Some 127 new international routes have opened during the 2017-18 season, which runs from Oct 29 to March 24.
Some 127 new international routes have opened during the 2017-18 season, which runs from Oct 29 to March 24
Fourteen of the routes are for freight; 113 are for passengers. "The rapid increase of new international routes linking China with countries and regions involved in the initiative will continue in the new season," Yu Biao, deputy director of the administration's transport department, said at a news conference.
Domestic airlines have already opened 108 new international routes, mostly in Western Europe, Australia, Russia and Southeast Asia. Of those, 95 link with regions involved in the Belt and Road Initiative - mostly in Central Europe, Central Asia, South Asia and the South Pacific.
Meanwhile, international airlines have opened 19 new international routes, mostly in Southeast Asia. Eighteen of those link economies involved in the initiative.
In the new season, 18,338 international flights will be conducted weekly by 31 domestic airlines and 134 international ones. The domestic carriers will link China with 155 cities in 58 countries and regions. International carriers will link China with 135 cities abroad.

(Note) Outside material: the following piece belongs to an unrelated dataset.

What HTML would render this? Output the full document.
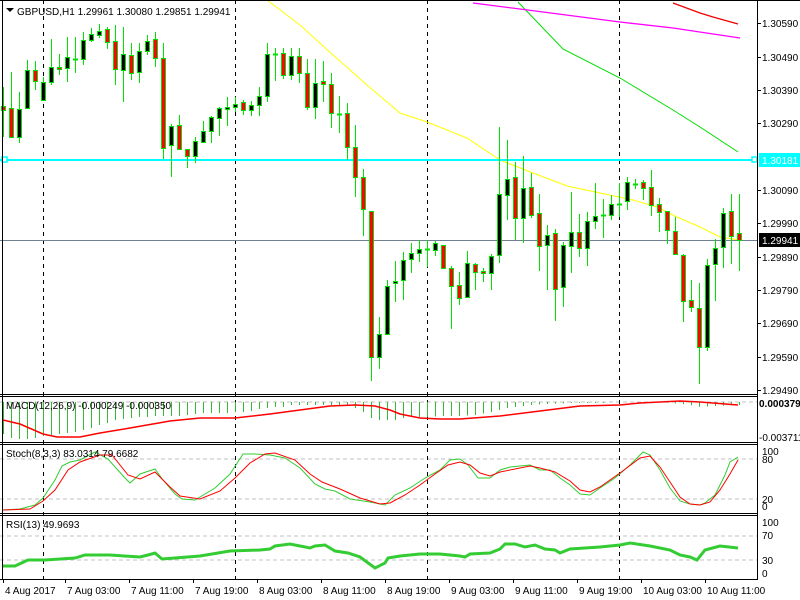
<!DOCTYPE html>
<html><head><meta charset="utf-8"><style>
body{margin:0;background:#fff;}
svg{display:block;font-family:"Liberation Sans",sans-serif;font-size:10px;}
</style></head><body>
<svg id="s" width="800" height="600" xmlns="http://www.w3.org/2000/svg">
<rect width="800" height="600" fill="#fff"/>
<g id="g"></g>
</svg>
<script>
const NS="http://www.w3.org/2000/svg";
const g=document.getElementById('g');
function el(t,a,txt){const e=document.createElementNS(NS,t);for(const k in a)e.setAttribute(k,a[k]);if(txt!==undefined)e.textContent=txt;g.appendChild(e);return e;}
function pl(pts,c,w,extra){const a={points:pts.map(p=>p.join(',')).join(' '),fill:'none',stroke:c,'stroke-width':w};Object.assign(a,extra||{});return el('polyline',a);}
function hd(y){el('line',{x1:0,x2:757,y1:y,y2:y,stroke:'#c0c0c0','stroke-dasharray':'4,3'});}
hd(402);hd(459);hd(499);hd(536);hd(560);
[43,235,427,619].forEach(x=>el('line',{x1:x+.5,x2:x+.5,y1:0,y2:580,stroke:'#000','stroke-dasharray':'4,4'}));
pl([[267,0],[300,25],[333,55],[367,85],[400,113],[427,122],[467,138],[500,160],[533,173],[567,186],[600,193],[633,200],[657,207],[677,217],[700,227],[720,237],[740,240]],'#ffff00',1);
pl([[518,2],[563,49],[620,78],[673,110],[700,127],[738,152]],'#00dd00',1);
pl([[473,3],[520,9],[620,22],[673,28],[740,38]],'#ff00ff',1.3);
pl([[673,3],[700,13],[713,17],[738,24]],'#ee0000',1.3);
el('line',{x1:0,x2:757,y1:240.5,y2:240.5,stroke:'#708090'});
el('line',{x1:0,x2:757,y1:160,y2:160,stroke:'#00ffff','stroke-width':2});
el('rect',{x:2,y:157,width:5,height:5,fill:'#fff',stroke:'#00ffff','stroke-width':1.5});
el('rect',{x:752,y:157,width:5,height:5,fill:'#fff',stroke:'#00ffff','stroke-width':1.5});
const C=[[106,110,87,137,'r'],[108,137,72,138,'r'],[109,137,92,143,'b'],[70,108,60,108,'b'],[70,81,61,90,'r'],[82,100,77,100,'b'],[67,82,39,85,'b'],[67,69,54,75,'r'],[57,68,37,82,'b'],[59,59,37,73,'d'],
[40,59,32,65,'b'],[34,40,28,42,'b'],[31,35,24,38,'b'],[29,42,27,49,'r'],[41,69,25,85,'r'],[54,70,27,102,'b'],[55,73,43,80,'r'],[51,72,43,83,'b'],[41,51,35,55,'b'],[39,58,32,67,'r'],
[58,148,43,159,'r'],[126,145,124,177,'b'],[125,149,115,149,'r'],[149,156,149,168,'r'],[141,156,137,163,'b'],[131,142,121,143,'b'],[117,131,116,143,'b'],[108,118,107,136,'b'],[107,109,97,126,'b'],[104,107,97,112,'b'],
[102,110,100,115,'r'],[105,110,101,116,'b'],[96,105,87,116,'b'],[54,96,43,102,'b'],[54,54,48,81,'d'],[53,75,48,79,'r'],[56,75,48,80,'b'],[56,73,48,83,'r'],[73,107,59,110,'r'],[83,107,59,119,'b'],
[81,84,61,102,'r'],[84,113,73,128,'r'],[114,114,96,133,'d'],[113,147,103,160,'r'],[147,177,125,197,'r'],[177,209,169,236,'r'],[211,357,211,381,'r'],[334,357,317,369,'b'],[286,334,280,334,'b'],[281,283,261,302,'b'],
[260,280,252,300,'b'],[253,259,243,273,'b'],[249,253,240,262,'b'],[249,249,240,267,'d'],[243,250,241,256,'b'],[245,268,245,269,'r'],[268,286,266,329,'r'],[285,298,272,305,'r'],[263,297,251,298,'b'],[264,272,263,290,'r'],
[271,273,268,282,'r'],[256,273,254,290,'b'],[194,255,127,263,'b'],[179,195,140,220,'b'],[177,218,162,240,'r'],[188,218,156,243,'b'],[187,215,173,218,'r'],[213,246,194,271,'r'],[235,245,225,290,'b'],[233,289,229,321,'r'],
[245,287,242,307,'b'],[232,246,192,273,'b'],[232,248,214,257,'r'],[221,248,212,266,'b'],[216,221,183,229,'b'],[215,215,199,238,'d'],[204,215,195,220,'b'],[204,204,183,217,'d'],[182,201,177,210,'b'],[184,184,179,189,'d'],
[182,188,180,200,'r'],[187,205,170,216,'r'],[204,212,198,232,'r'],[211,230,211,244,'r'],[231,254,217,254,'r'],[255,301,254,322,'r'],[300,307,280,312,'r'],[308,347,283,384,'r'],[265,347,259,351,'b'],[248,264,239,301,'b'],
[213,247,208,268,'b'],[211,236,194,264,'r'],[233,240,194,271,'r']];
C.forEach((c,i)=>{const x=3+8*i;
el('line',{x1:x+.5,x2:x+.5,y1:c[2],y2:c[3],stroke:'#00e000'});
if(c[4]==='d'){el('line',{x1:x-2,x2:x+3,y1:c[0]+.5,y2:c[0]+.5,stroke:'#00e000','stroke-width':2});}
else el('rect',{x:x-1.5,y:c[0]+.5,width:4,height:Math.max(1,c[1]-c[0]),fill:c[4]==='r'?'#ff0000':'#000',stroke:'#00e000'});
});
const hk=[[3,434],[11,438],[19,439],[27,439],[35,438],[43,436],[51,435],[59,434],[67,433],[75,432],[83,430],[91,428],[99,425],[107,423],[115,420],[123,419],[131,418],[139,417],[147,417],[155,416],[163,416],[171,416],[179,416],[187,415],[195,414],[203,413],[211,413],[219,413],[227,413],[235,412],[243,412],[251,411],[259,409],[267,408],[275,407],[283,407],[291,405],[299,405],[307,405],[315,405],[323,405],[331,405],[339,405],[347,405],[355,408],[363,412],[371,418],[379,420],[387,420],[395,420],[403,418],[411,417],[427,417],[443,416],[459,416],[475,415],[491,412],[499,410],[507,408],[515,407],[531,405],[547,404],[571,403],[600,403],[620,402],[660,402],[690,405],[700,407],[715,406],[739,405]];
function interp(k,x){for(let j=0;j<k.length-1;j++){if(x>=k[j][0]&&x<=k[j+1][0]){const t=(x-k[j][0])/(k[j+1][0]-k[j][0]);return k[j][1]+t*(k[j+1][1]-k[j][1]);}}return k[k.length-1][1];}
for(let i=0;i<93;i++){const x=3+8*i;const y=interp(hk,x);if(y>402.5)el('line',{x1:x+.5,x2:x+.5,y1:402,y2:y,stroke:'#33bb33'});}
pl([[3,420],[20,424],[43,434],[57,437],[80,437],[100,433],[130,428],[170,421],[200,418],[235,418],[270,414],[300,410],[330,406],[355,405],[375,406],[390,410],[400,414],[420,418],[440,419],[460,419],[500,416],[540,411],[580,406],[620,405],[640,403],[680,401],[700,402],[738,405]],'#ff0000',1.5);
pl([[3,510],[20,509],[35,505],[43,498],[55,480],[62,466],[70,462],[80,460],[95,452],[108,459],[125,478],[130,483],[140,474],[155,469],[163,480],[175,494],[182,499],[195,500],[200,497],[215,488],[230,474],[243,454],[255,454],[270,455],[285,458],[300,468],[315,484],[325,489],[335,491],[350,499],[370,502],[385,505],[395,495],[410,488],[425,478],[440,470],[450,460],[460,459],[468,465],[478,478],[490,478],[500,470],[510,467],[530,465],[540,470],[550,470],[560,478],[570,485],[580,494],[590,495],[600,488],[615,478],[630,465],[643,452],[650,455],[660,470],[670,488],[680,501],[690,504],[700,505],[705,503],[715,495],[725,475],[730,462],[738,457]],'#33cc33',1);
pl([[3,510],[30,509],[43,501],[55,490],[68,470],[80,462],[100,455],[112,455],[128,475],[140,479],[155,472],[170,487],[180,496],[200,499],[220,491],[235,478],[250,463],[265,454],[275,453],[295,460],[310,474],[322,482],[340,489],[360,498],[380,504],[390,503],[405,495],[420,485],[435,474],[448,465],[460,462],[470,465],[480,473],[490,476],[500,472],[515,469],[530,466],[540,468],[555,472],[570,481],[580,490],[590,492],[600,487],[620,473],[640,458],[650,456],[660,467],[670,482],[680,497],[690,504],[700,505],[710,502],[720,490],[730,474],[738,460]],'#ff0000',1);
pl([[3,566],[15,566],[28,560],[45,560],[60,559],[75,558],[85,555],[110,555],[140,557],[148,555],[155,553],[162,559],[175,558],[200,556],[230,551],[260,550],[270,549],[275,546],[290,544],[300,546],[310,548],[315,546],[325,545],[335,551],[348,553],[360,557],[375,568],[385,563],[388,558],[400,556],[420,554],[440,554],[460,556],[465,557],[470,554],[490,553],[500,549],[505,544],[515,544],[525,547],[535,545],[545,549],[555,550],[560,553],[570,549],[600,547],[620,545],[630,543],[650,546],[670,550],[680,555],[690,557],[697,560],[705,550],[720,546],[738,548]],'#33cc33',3);
[[0,394],[396,442],[444,513],[515,579]].forEach(p=>{el('line',{x1:0,x2:757,y1:p[1]+.5,y2:p[1]+.5,stroke:'#000'});if(p[0]>0)el('line',{x1:0,x2:757,y1:p[0]+.5,y2:p[0]+.5,stroke:'#000'});});
el('line',{x1:2.5,x2:2.5,y1:0,y2:580,stroke:'#000'});
el('line',{x1:757.5,x2:757.5,y1:0,y2:580,stroke:'#000'});
el('line',{x1:0,x2:800,y1:0.5,y2:0.5,stroke:'#000'});
[['1.30590',23],['1.30490',57],['1.30390',90],['1.30290',123],['1.30090',190],['1.29990',223],['1.29890',257],['1.29790',290],['1.29690',323],['1.29590',357],['1.29490',390]].forEach(l=>{el('line',{x1:757,x2:761,y1:l[1]+.5,y2:l[1]+.5,stroke:'#000'});el('text',{x:762,y:l[1]+4},l[0]);});
el('rect',{x:759,y:153,width:41,height:14,fill:'#00ffff'});el('text',{x:762,y:164,fill:'#fff'},'1.30181');
el('rect',{x:759,y:233,width:41,height:14,fill:'#000'});el('text',{x:762,y:244,fill:'#fff'},'1.29941');
el('text',{x:759,y:407,'font-weight':'bold'},'0.000379');
el('text',{x:759,y:441},'-0.003711');
[['100',455],['80',463],['20',503],['0',510],['100',526],['70',539],['30',564],['0',577]].forEach(l=>el('text',{x:762,y:l[1]},l[0]));
el('path',{d:'M6 8 L14 8 L10 12 Z',fill:'#000'});
el('text',{x:17,y:15},'GBPUSD,H1  1.29961 1.30080 1.29851 1.29941');
el('text',{x:6,y:409},'MACD(12,26,9) -0.000249 -0.000350');
el('text',{x:6,y:457},'Stoch(8,3,3) 83.0314 79.6682');
el('text',{x:6,y:528},'RSI(13) 49.9693');
[['4 Aug 2017',3],['7 Aug 03:00',65],['7 Aug 11:00',129],['7 Aug 19:00',193],['8 Aug 03:00',257],['8 Aug 11:00',321],['8 Aug 19:00',385],['9 Aug 03:00',449],['9 Aug 11:00',513],['9 Aug 19:00',577],['10 Aug 03:00',641],['10 Aug 11:00',705]].forEach(l=>{el('line',{x1:l[1]+.5,x2:l[1]+.5,y1:579,y2:583,stroke:'#000'});el('text',{x:l[1]+2,y:594},l[0]);});
</script>
</body></html>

In the previous aviation season, more than 100 new international routes opened to economies involved in the initiative. As of May, there were direct flights linking China with 43 of those economies, with about 4,200 flights weekly.
The punctuality of flights in October was the best since May, 2009, with 83 percent on time.
Weather is the main reason for timetable disruptions, accounting for 48 percent of delays, said Tian Zhencai, deputy director of the administration's operations and monitoring center.